-- begin Recorded data --

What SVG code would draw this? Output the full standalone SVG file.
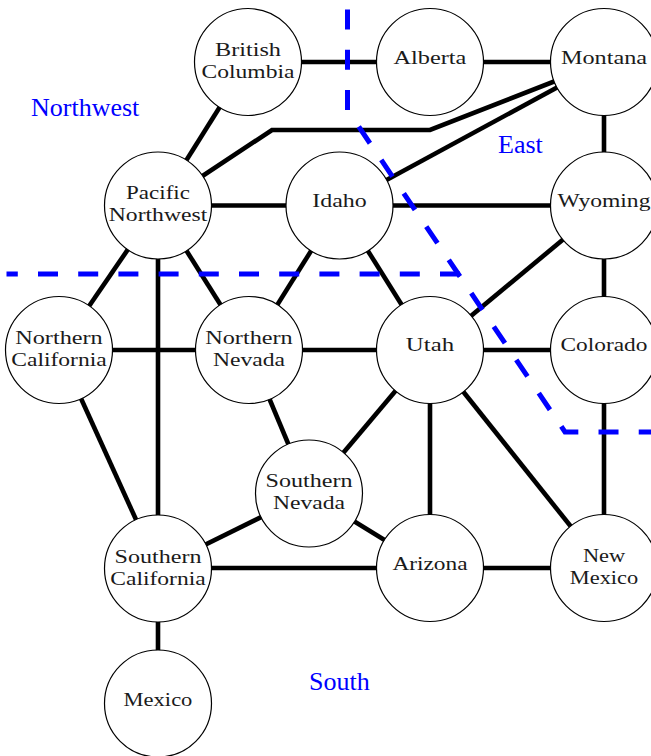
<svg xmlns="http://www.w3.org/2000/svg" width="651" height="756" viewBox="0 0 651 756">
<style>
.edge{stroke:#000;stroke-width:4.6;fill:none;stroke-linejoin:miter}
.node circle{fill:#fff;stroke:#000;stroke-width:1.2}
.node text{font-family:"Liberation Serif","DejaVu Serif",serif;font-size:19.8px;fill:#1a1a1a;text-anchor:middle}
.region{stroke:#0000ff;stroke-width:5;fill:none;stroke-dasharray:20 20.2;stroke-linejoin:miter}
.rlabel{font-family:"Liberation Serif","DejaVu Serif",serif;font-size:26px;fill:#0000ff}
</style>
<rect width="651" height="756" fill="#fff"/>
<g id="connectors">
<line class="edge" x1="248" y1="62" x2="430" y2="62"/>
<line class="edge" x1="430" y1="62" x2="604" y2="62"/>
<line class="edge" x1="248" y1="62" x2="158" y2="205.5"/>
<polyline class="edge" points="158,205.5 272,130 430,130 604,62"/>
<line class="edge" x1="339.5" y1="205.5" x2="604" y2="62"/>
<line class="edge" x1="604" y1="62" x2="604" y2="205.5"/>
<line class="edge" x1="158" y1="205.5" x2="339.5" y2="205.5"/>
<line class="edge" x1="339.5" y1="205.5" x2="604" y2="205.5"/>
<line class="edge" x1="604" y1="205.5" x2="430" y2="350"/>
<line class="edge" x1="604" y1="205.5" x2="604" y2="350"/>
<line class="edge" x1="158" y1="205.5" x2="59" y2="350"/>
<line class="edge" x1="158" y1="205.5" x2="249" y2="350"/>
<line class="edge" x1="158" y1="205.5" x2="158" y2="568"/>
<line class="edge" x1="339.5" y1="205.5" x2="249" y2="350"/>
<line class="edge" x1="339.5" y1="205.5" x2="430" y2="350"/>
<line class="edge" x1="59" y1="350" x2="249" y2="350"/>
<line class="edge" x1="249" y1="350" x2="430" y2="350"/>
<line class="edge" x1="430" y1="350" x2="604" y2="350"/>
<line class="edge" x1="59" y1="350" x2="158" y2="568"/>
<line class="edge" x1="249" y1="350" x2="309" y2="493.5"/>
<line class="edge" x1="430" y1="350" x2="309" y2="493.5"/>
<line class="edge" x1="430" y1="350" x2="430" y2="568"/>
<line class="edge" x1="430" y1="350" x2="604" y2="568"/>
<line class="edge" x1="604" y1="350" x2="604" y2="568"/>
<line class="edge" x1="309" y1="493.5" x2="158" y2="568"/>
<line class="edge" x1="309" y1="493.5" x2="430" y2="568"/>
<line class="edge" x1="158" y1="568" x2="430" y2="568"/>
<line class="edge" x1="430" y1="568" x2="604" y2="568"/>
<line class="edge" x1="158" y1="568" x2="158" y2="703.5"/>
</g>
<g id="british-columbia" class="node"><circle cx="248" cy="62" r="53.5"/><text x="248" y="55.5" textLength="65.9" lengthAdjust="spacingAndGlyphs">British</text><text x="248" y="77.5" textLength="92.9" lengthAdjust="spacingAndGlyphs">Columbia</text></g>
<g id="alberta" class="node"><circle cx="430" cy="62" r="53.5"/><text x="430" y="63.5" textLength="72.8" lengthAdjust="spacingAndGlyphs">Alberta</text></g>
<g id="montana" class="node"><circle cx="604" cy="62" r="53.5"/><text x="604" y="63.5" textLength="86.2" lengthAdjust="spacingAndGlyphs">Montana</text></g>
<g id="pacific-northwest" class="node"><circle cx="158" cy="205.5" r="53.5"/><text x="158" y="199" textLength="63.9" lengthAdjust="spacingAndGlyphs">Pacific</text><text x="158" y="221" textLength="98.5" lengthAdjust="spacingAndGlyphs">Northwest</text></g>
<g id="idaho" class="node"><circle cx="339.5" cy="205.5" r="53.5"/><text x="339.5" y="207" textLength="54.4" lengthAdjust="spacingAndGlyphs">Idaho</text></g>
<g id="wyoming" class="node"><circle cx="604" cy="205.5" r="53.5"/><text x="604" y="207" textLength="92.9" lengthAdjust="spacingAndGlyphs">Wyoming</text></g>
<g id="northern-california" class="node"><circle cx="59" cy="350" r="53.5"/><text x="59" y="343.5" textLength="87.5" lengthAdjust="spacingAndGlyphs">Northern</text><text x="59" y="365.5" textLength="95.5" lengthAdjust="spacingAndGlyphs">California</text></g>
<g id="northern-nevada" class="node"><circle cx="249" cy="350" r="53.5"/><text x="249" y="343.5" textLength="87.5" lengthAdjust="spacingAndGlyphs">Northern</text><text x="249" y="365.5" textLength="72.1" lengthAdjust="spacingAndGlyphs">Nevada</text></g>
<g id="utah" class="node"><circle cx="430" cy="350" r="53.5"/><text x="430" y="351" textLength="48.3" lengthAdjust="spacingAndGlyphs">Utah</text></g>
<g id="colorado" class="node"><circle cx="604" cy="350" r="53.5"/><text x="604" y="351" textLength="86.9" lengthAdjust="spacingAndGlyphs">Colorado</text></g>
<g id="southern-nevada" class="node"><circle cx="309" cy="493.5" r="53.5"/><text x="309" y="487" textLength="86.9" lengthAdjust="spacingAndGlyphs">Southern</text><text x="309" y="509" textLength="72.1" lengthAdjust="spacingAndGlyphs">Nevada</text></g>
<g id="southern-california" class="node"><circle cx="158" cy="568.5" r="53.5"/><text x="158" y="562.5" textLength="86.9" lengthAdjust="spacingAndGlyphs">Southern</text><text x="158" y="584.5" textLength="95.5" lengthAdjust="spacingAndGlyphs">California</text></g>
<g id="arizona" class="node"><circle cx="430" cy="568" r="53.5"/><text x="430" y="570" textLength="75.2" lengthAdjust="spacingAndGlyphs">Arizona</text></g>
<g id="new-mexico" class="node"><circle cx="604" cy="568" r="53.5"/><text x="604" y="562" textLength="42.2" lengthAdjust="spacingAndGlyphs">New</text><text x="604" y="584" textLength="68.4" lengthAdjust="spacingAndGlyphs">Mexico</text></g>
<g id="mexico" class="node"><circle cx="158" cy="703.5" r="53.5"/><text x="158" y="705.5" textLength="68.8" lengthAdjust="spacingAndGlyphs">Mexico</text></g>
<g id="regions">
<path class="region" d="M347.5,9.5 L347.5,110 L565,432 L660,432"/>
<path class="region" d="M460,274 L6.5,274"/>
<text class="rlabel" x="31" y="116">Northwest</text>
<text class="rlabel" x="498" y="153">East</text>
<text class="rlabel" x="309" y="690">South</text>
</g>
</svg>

-- end Recorded data --

[Work to do]
Do not copy the pictures, but repeat every line exactly.

[Full solution]
What SVG code would draw this? Output the full standalone SVG file.
<svg xmlns="http://www.w3.org/2000/svg" width="651" height="756" viewBox="0 0 651 756">
<style>
.edge{stroke:#000;stroke-width:4.6;fill:none;stroke-linejoin:miter}
.node circle{fill:#fff;stroke:#000;stroke-width:1.2}
.node text{font-family:"Liberation Serif","DejaVu Serif",serif;font-size:19.8px;fill:#1a1a1a;text-anchor:middle}
.region{stroke:#0000ff;stroke-width:5;fill:none;stroke-dasharray:20 20.2;stroke-linejoin:miter}
.rlabel{font-family:"Liberation Serif","DejaVu Serif",serif;font-size:26px;fill:#0000ff}
</style>
<rect width="651" height="756" fill="#fff"/>
<g id="connectors">
<line class="edge" x1="248" y1="62" x2="430" y2="62"/>
<line class="edge" x1="430" y1="62" x2="604" y2="62"/>
<line class="edge" x1="248" y1="62" x2="158" y2="205.5"/>
<polyline class="edge" points="158,205.5 272,130 430,130 604,62"/>
<line class="edge" x1="339.5" y1="205.5" x2="604" y2="62"/>
<line class="edge" x1="604" y1="62" x2="604" y2="205.5"/>
<line class="edge" x1="158" y1="205.5" x2="339.5" y2="205.5"/>
<line class="edge" x1="339.5" y1="205.5" x2="604" y2="205.5"/>
<line class="edge" x1="604" y1="205.5" x2="430" y2="350"/>
<line class="edge" x1="604" y1="205.5" x2="604" y2="350"/>
<line class="edge" x1="158" y1="205.5" x2="59" y2="350"/>
<line class="edge" x1="158" y1="205.5" x2="249" y2="350"/>
<line class="edge" x1="158" y1="205.5" x2="158" y2="568"/>
<line class="edge" x1="339.5" y1="205.5" x2="249" y2="350"/>
<line class="edge" x1="339.5" y1="205.5" x2="430" y2="350"/>
<line class="edge" x1="59" y1="350" x2="249" y2="350"/>
<line class="edge" x1="249" y1="350" x2="430" y2="350"/>
<line class="edge" x1="430" y1="350" x2="604" y2="350"/>
<line class="edge" x1="59" y1="350" x2="158" y2="568"/>
<line class="edge" x1="249" y1="350" x2="309" y2="493.5"/>
<line class="edge" x1="430" y1="350" x2="309" y2="493.5"/>
<line class="edge" x1="430" y1="350" x2="430" y2="568"/>
<line class="edge" x1="430" y1="350" x2="604" y2="568"/>
<line class="edge" x1="604" y1="350" x2="604" y2="568"/>
<line class="edge" x1="309" y1="493.5" x2="158" y2="568"/>
<line class="edge" x1="309" y1="493.5" x2="430" y2="568"/>
<line class="edge" x1="158" y1="568" x2="430" y2="568"/>
<line class="edge" x1="430" y1="568" x2="604" y2="568"/>
<line class="edge" x1="158" y1="568" x2="158" y2="703.5"/>
</g>
<g id="british-columbia" class="node"><circle cx="248" cy="62" r="53.5"/><text x="248" y="55.5" textLength="65.9" lengthAdjust="spacingAndGlyphs">British</text><text x="248" y="77.5" textLength="92.9" lengthAdjust="spacingAndGlyphs">Columbia</text></g>
<g id="alberta" class="node"><circle cx="430" cy="62" r="53.5"/><text x="430" y="63.5" textLength="72.8" lengthAdjust="spacingAndGlyphs">Alberta</text></g>
<g id="montana" class="node"><circle cx="604" cy="62" r="53.5"/><text x="604" y="63.5" textLength="86.2" lengthAdjust="spacingAndGlyphs">Montana</text></g>
<g id="pacific-northwest" class="node"><circle cx="158" cy="205.5" r="53.5"/><text x="158" y="199" textLength="63.9" lengthAdjust="spacingAndGlyphs">Pacific</text><text x="158" y="221" textLength="98.5" lengthAdjust="spacingAndGlyphs">Northwest</text></g>
<g id="idaho" class="node"><circle cx="339.5" cy="205.5" r="53.5"/><text x="339.5" y="207" textLength="54.4" lengthAdjust="spacingAndGlyphs">Idaho</text></g>
<g id="wyoming" class="node"><circle cx="604" cy="205.5" r="53.5"/><text x="604" y="207" textLength="92.9" lengthAdjust="spacingAndGlyphs">Wyoming</text></g>
<g id="northern-california" class="node"><circle cx="59" cy="350" r="53.5"/><text x="59" y="343.5" textLength="87.5" lengthAdjust="spacingAndGlyphs">Northern</text><text x="59" y="365.5" textLength="95.5" lengthAdjust="spacingAndGlyphs">California</text></g>
<g id="northern-nevada" class="node"><circle cx="249" cy="350" r="53.5"/><text x="249" y="343.5" textLength="87.5" lengthAdjust="spacingAndGlyphs">Northern</text><text x="249" y="365.5" textLength="72.1" lengthAdjust="spacingAndGlyphs">Nevada</text></g>
<g id="utah" class="node"><circle cx="430" cy="350" r="53.5"/><text x="430" y="351" textLength="48.3" lengthAdjust="spacingAndGlyphs">Utah</text></g>
<g id="colorado" class="node"><circle cx="604" cy="350" r="53.5"/><text x="604" y="351" textLength="86.9" lengthAdjust="spacingAndGlyphs">Colorado</text></g>
<g id="southern-nevada" class="node"><circle cx="309" cy="493.5" r="53.5"/><text x="309" y="487" textLength="86.9" lengthAdjust="spacingAndGlyphs">Southern</text><text x="309" y="509" textLength="72.1" lengthAdjust="spacingAndGlyphs">Nevada</text></g>
<g id="southern-california" class="node"><circle cx="158" cy="568.5" r="53.5"/><text x="158" y="562.5" textLength="86.9" lengthAdjust="spacingAndGlyphs">Southern</text><text x="158" y="584.5" textLength="95.5" lengthAdjust="spacingAndGlyphs">California</text></g>
<g id="arizona" class="node"><circle cx="430" cy="568" r="53.5"/><text x="430" y="570" textLength="75.2" lengthAdjust="spacingAndGlyphs">Arizona</text></g>
<g id="new-mexico" class="node"><circle cx="604" cy="568" r="53.5"/><text x="604" y="562" textLength="42.2" lengthAdjust="spacingAndGlyphs">New</text><text x="604" y="584" textLength="68.4" lengthAdjust="spacingAndGlyphs">Mexico</text></g>
<g id="mexico" class="node"><circle cx="158" cy="703.5" r="53.5"/><text x="158" y="705.5" textLength="68.8" lengthAdjust="spacingAndGlyphs">Mexico</text></g>
<g id="regions">
<path class="region" d="M347.5,9.5 L347.5,110 L565,432 L660,432"/>
<path class="region" d="M460,274 L6.5,274"/>
<text class="rlabel" x="31" y="116">Northwest</text>
<text class="rlabel" x="498" y="153">East</text>
<text class="rlabel" x="309" y="690">South</text>
</g>
</svg>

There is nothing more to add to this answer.